Atlantis left the space station Tuesday after delivering a year’s worth of supplies. The one million-pound station, which took 12 years and 37 shuttle flights to build, is clearly the most enduring legacy of the shuttle program. Now formally designated as a national science laboratory and orbiting 250 miles above Earth, the station is just beginning to perform the science that was always planned for it.

Together, the 135 shuttle flights logged more than 537 million flight miles in low-Earth orbit.

Hailing the space shuttle and its astronauts, NASA Administrator Charles Bolden said after touchdown that the program was responsible for a long number of “firsts.” But he also focused on what’s to come.

“This final shuttle flight marks the end of an era, but today, we recommit ourselves to continuing human spaceflight and taking the necessary — and difficult — steps to ensure America’s leadership in human spaceflight for years to come,” Bolden said.

“Children who dream of being astronauts today may not fly on the space shuttle ... but, one day, they may walk on Mars. The future belongs to us. And just like those who came before us, we have an obligation to set an ambitious course and take an inspired nation along for the journey.”

One of the shuttle’s final missions was to deploy an eight-pound micro satellite, the last of 180 satellites and observatories large and small that took off from the shuttle. The spacecraft, first conceived in the late 1960s, was initially designed to be a launch pad for many more and larger vehicles, but that promise was never fulfilled.

The three remaining active shuttles will be decommissioned and put on display – the Discovery at the Smithsonian’s Steven F. Udvar-Hazy Center museum outside Washington, Endeavour to the California Science Center Los Angeles and Atlantis at the Kennedy Space Center. Two other shuttles, Challenger and Columbia, failed in 1986 and 2003, killing 14 astronauts.

With no American spacecraft available to fly to the space station, it will now be re-staffed using Russian Soyuz spaceships and re-supplied by Russian and possibly European and Japanese capsules. The administration is also promoting a program to speed the development of private spaceships that are expected to begin providing services in several years as well.

While the ballooning cost of the shuttle — now costing as much as $1 billion per launch — and its two tragedies have somewhat tarnished its image and legacy, its achievements are real. It is the only winged vehicle to ever orbit in space, it travelled at speeds of up to 17,500 mph and it withstood temperatures of as much as to 3,000 degrees Fahrenheit on re-entry.

It was also used to launch the Hubble Space Telescope and other observatories, and made five trips to the Hubble to repair and upgrade it.

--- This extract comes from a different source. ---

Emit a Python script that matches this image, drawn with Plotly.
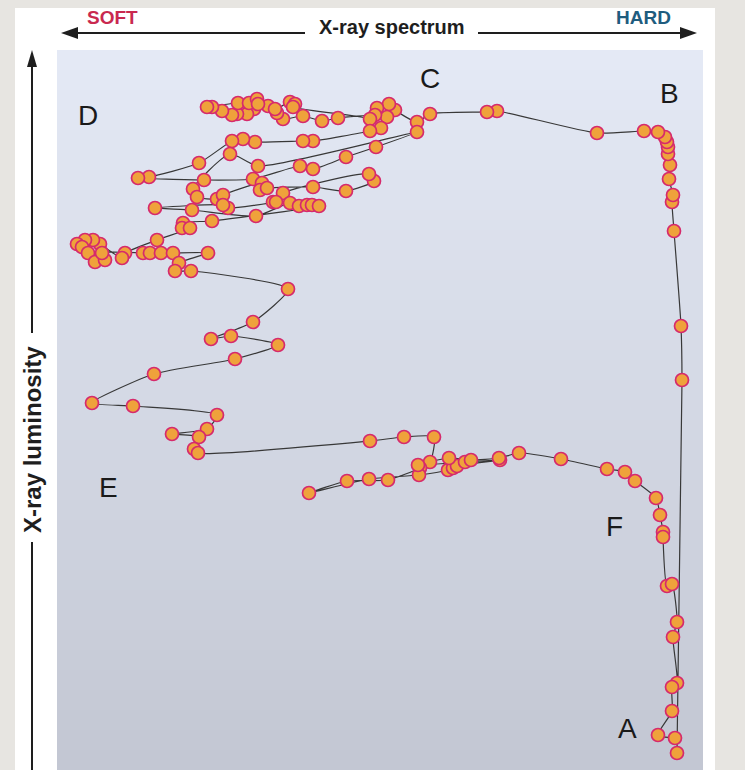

In addition, it made possible a level of international cooperation in space never seen before, especially between the United States and Russia.

During its 30 years in service, 356 individual astronauts have flown the shuttle (many multiple times), including astronauts from 16 other nations.

Soon after Atlantis landed, the tributes began.

“Discovery, Endeavour, and Atlantis will fly no more,” Robert S. “Bob” Dickman, executive director of the American Institute of Aeronautics and Astronautics said in a statement. “Some see this as an end, but it is not.

“Thirty years of shuttle missions, and of learning, growing, and improving, will not be forgotten: calluses and scar tissue; joy and tears; plots on strip charts and real-time visualizations; gauges and glass cockpits; prayers for safe flight and, yes, prayers of grieving; looking back and looking ahead. The legacy of the shuttle era will be with us as long as humans journey from Earth to space.”